Material »
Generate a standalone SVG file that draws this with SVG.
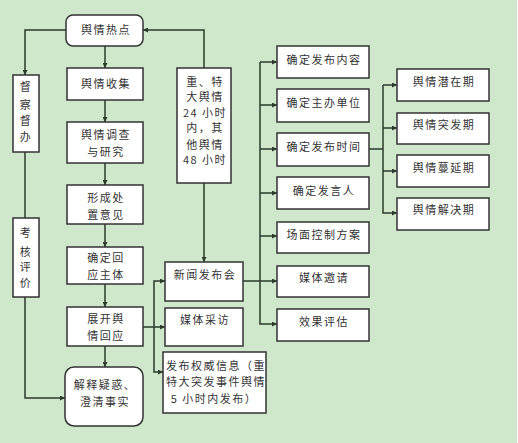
<svg xmlns="http://www.w3.org/2000/svg" width="518" height="443" viewBox="0 0 518 443">
<style>
.bx{fill:#fff;stroke:#333;stroke-width:1.5}
.t{font-family:"Noto Sans CJK SC","Noto Sans",sans-serif;font-size:11px;fill:#333;text-anchor:middle;letter-spacing:1.5px}
.c{fill:none;stroke:#2b3a2b;stroke-width:1.5}
</style>
<defs>
<marker id="a" viewBox="0 0 6 6" refX="6" refY="3" markerWidth="5" markerHeight="5" orient="auto" markerUnits="userSpaceOnUse"><path d="M0,0L6,3L0,6z" fill="#2b3a2b"/></marker>
</defs>
<rect x="0" y="0" width="517" height="443" fill="#cfe7cb"/>
<g id="connectors">
<path class="c" d="M66,30H25V75" marker-end="url(#a)"/>
<path class="c" d="M25,152V218"/>
<path class="c" d="M25,297V398H65" marker-end="url(#a)"/>
<path class="c" d="M105,46V68" marker-end="url(#a)"/>
<path class="c" d="M105,100V122" marker-end="url(#a)"/>
<path class="c" d="M105,163V185" marker-end="url(#a)"/>
<path class="c" d="M105,224V247" marker-end="url(#a)"/>
<path class="c" d="M105,284V307" marker-end="url(#a)"/>
<path class="c" d="M105,346V367" marker-end="url(#a)"/>
<path class="c" d="M204,68V30H143" marker-end="url(#a)"/>
<path class="c" d="M204,183V262" marker-end="url(#a)"/>
<path class="c" d="M143,327H165" marker-end="url(#a)"/>
<path class="c" d="M154,327V281H165" marker-end="url(#a)"/>
<path class="c" d="M154,327V372H163" marker-end="url(#a)"/>
<path class="c" d="M243,281H260"/>
<path class="c" d="M260,324V62"/>
<path class="c" d="M260,62H277" marker-end="url(#a)"/>
<path class="c" d="M260,105H277" marker-end="url(#a)"/>
<path class="c" d="M260,149H277" marker-end="url(#a)"/>
<path class="c" d="M260,193H277" marker-end="url(#a)"/>
<path class="c" d="M260,236H277" marker-end="url(#a)"/>
<path class="c" d="M260,281H277" marker-end="url(#a)"/>
<path class="c" d="M259.25,324H277" marker-end="url(#a)"/>
<path class="c" d="M369,149H383"/>
<path class="c" d="M383,85V213"/>
<path class="c" d="M383,85H397" marker-end="url(#a)"/>
<path class="c" d="M383,128H397" marker-end="url(#a)"/>
<path class="c" d="M383,171H397" marker-end="url(#a)"/>
<path class="c" d="M382.25,213H397" marker-end="url(#a)"/>
</g>
<g id="n-hot"><rect class="bx" x="66" y="15" width="77" height="31" rx="7"/><text class="t" x="106" y="34">舆情热点</text></g>
<g id="n-collect"><rect class="bx" x="67" y="68" width="76" height="32"/><text class="t" x="106" y="88">舆情收集</text></g>
<g id="n-survey"><rect class="bx" x="67" y="122" width="76" height="41"/><text class="t" x="106" y="139">舆情调查</text><text class="t" x="106" y="156">与研究</text></g>
<g id="n-opinion"><rect class="bx" x="67" y="185" width="76" height="39"/><text class="t" x="106" y="202">形成处</text><text class="t" x="106" y="219">置意见</text></g>
<g id="n-subject"><rect class="bx" x="67" y="247" width="76" height="37"/><text class="t" x="106" y="262">确定回</text><text class="t" x="106" y="279">应主体</text></g>
<g id="n-respond"><rect class="bx" x="67" y="307" width="76" height="39"/><text class="t" x="106" y="323">展开舆</text><text class="t" x="106" y="340">情回应</text></g>
<g id="n-explain"><rect class="bx" x="65" y="367" width="78" height="59" rx="9"/><text class="t" x="105" y="389">解释疑惑、</text><text class="t" x="105" y="406">澄清事实</text></g>
<g id="n-supervise"><rect class="bx" x="13" y="75" width="26" height="77"/><text class="t" x="26" y="91">督</text><text class="t" x="26" y="109">察</text><text class="t" x="26" y="125">督</text><text class="t" x="26" y="141">办</text></g>
<g id="n-assess"><rect class="bx" x="13" y="218" width="26" height="79"/><text class="t" x="26" y="237">考</text><text class="t" x="26" y="256">核</text><text class="t" x="26" y="271">评</text><text class="t" x="26" y="287">价</text></g>
<g id="n-time"><rect class="bx" x="177" y="68" width="54" height="115"/>
<text class="t" x="205" y="86">重、特</text><text class="t" x="205" y="101">大舆情</text><text class="t" x="205" y="117">24 小时</text><text class="t" x="205" y="132">内，其</text><text class="t" x="205" y="149">他舆情</text><text class="t" x="205" y="164">48 小时</text></g>
<g id="n-press"><rect class="bx" x="165" y="262" width="78" height="39"/><text class="t" x="205" y="279">新闻发布会</text></g>
<g id="n-media"><rect class="bx" x="165" y="308" width="78" height="38"/><text class="t" x="205" y="324">媒体采访</text></g>
<g id="n-release"><rect class="bx" x="163" y="352" width="103" height="61"/><text class="t" x="216" y="370">发布权威信息（重</text><text class="t" x="216" y="386">特大突发事件舆情</text><text class="t" x="214" y="403">5 小时内发布）</text></g>
<g id="n-content"><rect class="bx" x="277" y="46" width="92" height="32"/><text class="t" x="324" y="64">确定发布内容</text></g>
<g id="n-host"><rect class="bx" x="277" y="89" width="92" height="33"/><text class="t" x="324" y="107">确定主办单位</text></g>
<g id="n-when"><rect class="bx" x="277" y="133" width="92" height="33"/><text class="t" x="324" y="151">确定发布时间</text></g>
<g id="n-speaker"><rect class="bx" x="277" y="177" width="92" height="32"/><text class="t" x="324" y="195">确定发言人</text></g>
<g id="n-scene"><rect class="bx" x="277" y="222" width="92" height="31"/><text class="t" x="324" y="239">场面控制方案</text></g>
<g id="n-invite"><rect class="bx" x="277" y="266" width="92" height="31"/><text class="t" x="324" y="282">媒体邀请</text></g>
<g id="n-eval"><rect class="bx" x="277" y="309" width="92" height="32"/><text class="t" x="324" y="326">效果评估</text></g>
<g id="n-latent"><rect class="bx" x="397" y="69" width="92" height="32"/><text class="t" x="444" y="86">舆情潜在期</text></g>
<g id="n-burst"><rect class="bx" x="397" y="113" width="92" height="31"/><text class="t" x="444" y="129">舆情突发期</text></g>
<g id="n-spread"><rect class="bx" x="397" y="155" width="92" height="32"/><text class="t" x="444" y="172">舆情蔓延期</text></g>
<g id="n-solve"><rect class="bx" x="397" y="198" width="92" height="32"/><text class="t" x="444" y="214">舆情解决期</text></g>
</svg>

Request » Write out the material above once more, exactly as it reads, with no pictures.

Problem solution »
Generate a standalone SVG file that draws this with SVG.
<svg xmlns="http://www.w3.org/2000/svg" width="518" height="443" viewBox="0 0 518 443">
<style>
.bx{fill:#fff;stroke:#333;stroke-width:1.5}
.t{font-family:"Noto Sans CJK SC","Noto Sans",sans-serif;font-size:11px;fill:#333;text-anchor:middle;letter-spacing:1.5px}
.c{fill:none;stroke:#2b3a2b;stroke-width:1.5}
</style>
<defs>
<marker id="a" viewBox="0 0 6 6" refX="6" refY="3" markerWidth="5" markerHeight="5" orient="auto" markerUnits="userSpaceOnUse"><path d="M0,0L6,3L0,6z" fill="#2b3a2b"/></marker>
</defs>
<rect x="0" y="0" width="517" height="443" fill="#cfe7cb"/>
<g id="connectors">
<path class="c" d="M66,30H25V75" marker-end="url(#a)"/>
<path class="c" d="M25,152V218"/>
<path class="c" d="M25,297V398H65" marker-end="url(#a)"/>
<path class="c" d="M105,46V68" marker-end="url(#a)"/>
<path class="c" d="M105,100V122" marker-end="url(#a)"/>
<path class="c" d="M105,163V185" marker-end="url(#a)"/>
<path class="c" d="M105,224V247" marker-end="url(#a)"/>
<path class="c" d="M105,284V307" marker-end="url(#a)"/>
<path class="c" d="M105,346V367" marker-end="url(#a)"/>
<path class="c" d="M204,68V30H143" marker-end="url(#a)"/>
<path class="c" d="M204,183V262" marker-end="url(#a)"/>
<path class="c" d="M143,327H165" marker-end="url(#a)"/>
<path class="c" d="M154,327V281H165" marker-end="url(#a)"/>
<path class="c" d="M154,327V372H163" marker-end="url(#a)"/>
<path class="c" d="M243,281H260"/>
<path class="c" d="M260,324V62"/>
<path class="c" d="M260,62H277" marker-end="url(#a)"/>
<path class="c" d="M260,105H277" marker-end="url(#a)"/>
<path class="c" d="M260,149H277" marker-end="url(#a)"/>
<path class="c" d="M260,193H277" marker-end="url(#a)"/>
<path class="c" d="M260,236H277" marker-end="url(#a)"/>
<path class="c" d="M260,281H277" marker-end="url(#a)"/>
<path class="c" d="M259.25,324H277" marker-end="url(#a)"/>
<path class="c" d="M369,149H383"/>
<path class="c" d="M383,85V213"/>
<path class="c" d="M383,85H397" marker-end="url(#a)"/>
<path class="c" d="M383,128H397" marker-end="url(#a)"/>
<path class="c" d="M383,171H397" marker-end="url(#a)"/>
<path class="c" d="M382.25,213H397" marker-end="url(#a)"/>
</g>
<g id="n-hot"><rect class="bx" x="66" y="15" width="77" height="31" rx="7"/><text class="t" x="106" y="34">舆情热点</text></g>
<g id="n-collect"><rect class="bx" x="67" y="68" width="76" height="32"/><text class="t" x="106" y="88">舆情收集</text></g>
<g id="n-survey"><rect class="bx" x="67" y="122" width="76" height="41"/><text class="t" x="106" y="139">舆情调查</text><text class="t" x="106" y="156">与研究</text></g>
<g id="n-opinion"><rect class="bx" x="67" y="185" width="76" height="39"/><text class="t" x="106" y="202">形成处</text><text class="t" x="106" y="219">置意见</text></g>
<g id="n-subject"><rect class="bx" x="67" y="247" width="76" height="37"/><text class="t" x="106" y="262">确定回</text><text class="t" x="106" y="279">应主体</text></g>
<g id="n-respond"><rect class="bx" x="67" y="307" width="76" height="39"/><text class="t" x="106" y="323">展开舆</text><text class="t" x="106" y="340">情回应</text></g>
<g id="n-explain"><rect class="bx" x="65" y="367" width="78" height="59" rx="9"/><text class="t" x="105" y="389">解释疑惑、</text><text class="t" x="105" y="406">澄清事实</text></g>
<g id="n-supervise"><rect class="bx" x="13" y="75" width="26" height="77"/><text class="t" x="26" y="91">督</text><text class="t" x="26" y="109">察</text><text class="t" x="26" y="125">督</text><text class="t" x="26" y="141">办</text></g>
<g id="n-assess"><rect class="bx" x="13" y="218" width="26" height="79"/><text class="t" x="26" y="237">考</text><text class="t" x="26" y="256">核</text><text class="t" x="26" y="271">评</text><text class="t" x="26" y="287">价</text></g>
<g id="n-time"><rect class="bx" x="177" y="68" width="54" height="115"/>
<text class="t" x="205" y="86">重、特</text><text class="t" x="205" y="101">大舆情</text><text class="t" x="205" y="117">24 小时</text><text class="t" x="205" y="132">内，其</text><text class="t" x="205" y="149">他舆情</text><text class="t" x="205" y="164">48 小时</text></g>
<g id="n-press"><rect class="bx" x="165" y="262" width="78" height="39"/><text class="t" x="205" y="279">新闻发布会</text></g>
<g id="n-media"><rect class="bx" x="165" y="308" width="78" height="38"/><text class="t" x="205" y="324">媒体采访</text></g>
<g id="n-release"><rect class="bx" x="163" y="352" width="103" height="61"/><text class="t" x="216" y="370">发布权威信息（重</text><text class="t" x="216" y="386">特大突发事件舆情</text><text class="t" x="214" y="403">5 小时内发布）</text></g>
<g id="n-content"><rect class="bx" x="277" y="46" width="92" height="32"/><text class="t" x="324" y="64">确定发布内容</text></g>
<g id="n-host"><rect class="bx" x="277" y="89" width="92" height="33"/><text class="t" x="324" y="107">确定主办单位</text></g>
<g id="n-when"><rect class="bx" x="277" y="133" width="92" height="33"/><text class="t" x="324" y="151">确定发布时间</text></g>
<g id="n-speaker"><rect class="bx" x="277" y="177" width="92" height="32"/><text class="t" x="324" y="195">确定发言人</text></g>
<g id="n-scene"><rect class="bx" x="277" y="222" width="92" height="31"/><text class="t" x="324" y="239">场面控制方案</text></g>
<g id="n-invite"><rect class="bx" x="277" y="266" width="92" height="31"/><text class="t" x="324" y="282">媒体邀请</text></g>
<g id="n-eval"><rect class="bx" x="277" y="309" width="92" height="32"/><text class="t" x="324" y="326">效果评估</text></g>
<g id="n-latent"><rect class="bx" x="397" y="69" width="92" height="32"/><text class="t" x="444" y="86">舆情潜在期</text></g>
<g id="n-burst"><rect class="bx" x="397" y="113" width="92" height="31"/><text class="t" x="444" y="129">舆情突发期</text></g>
<g id="n-spread"><rect class="bx" x="397" y="155" width="92" height="32"/><text class="t" x="444" y="172">舆情蔓延期</text></g>
<g id="n-solve"><rect class="bx" x="397" y="198" width="92" height="32"/><text class="t" x="444" y="214">舆情解决期</text></g>
</svg>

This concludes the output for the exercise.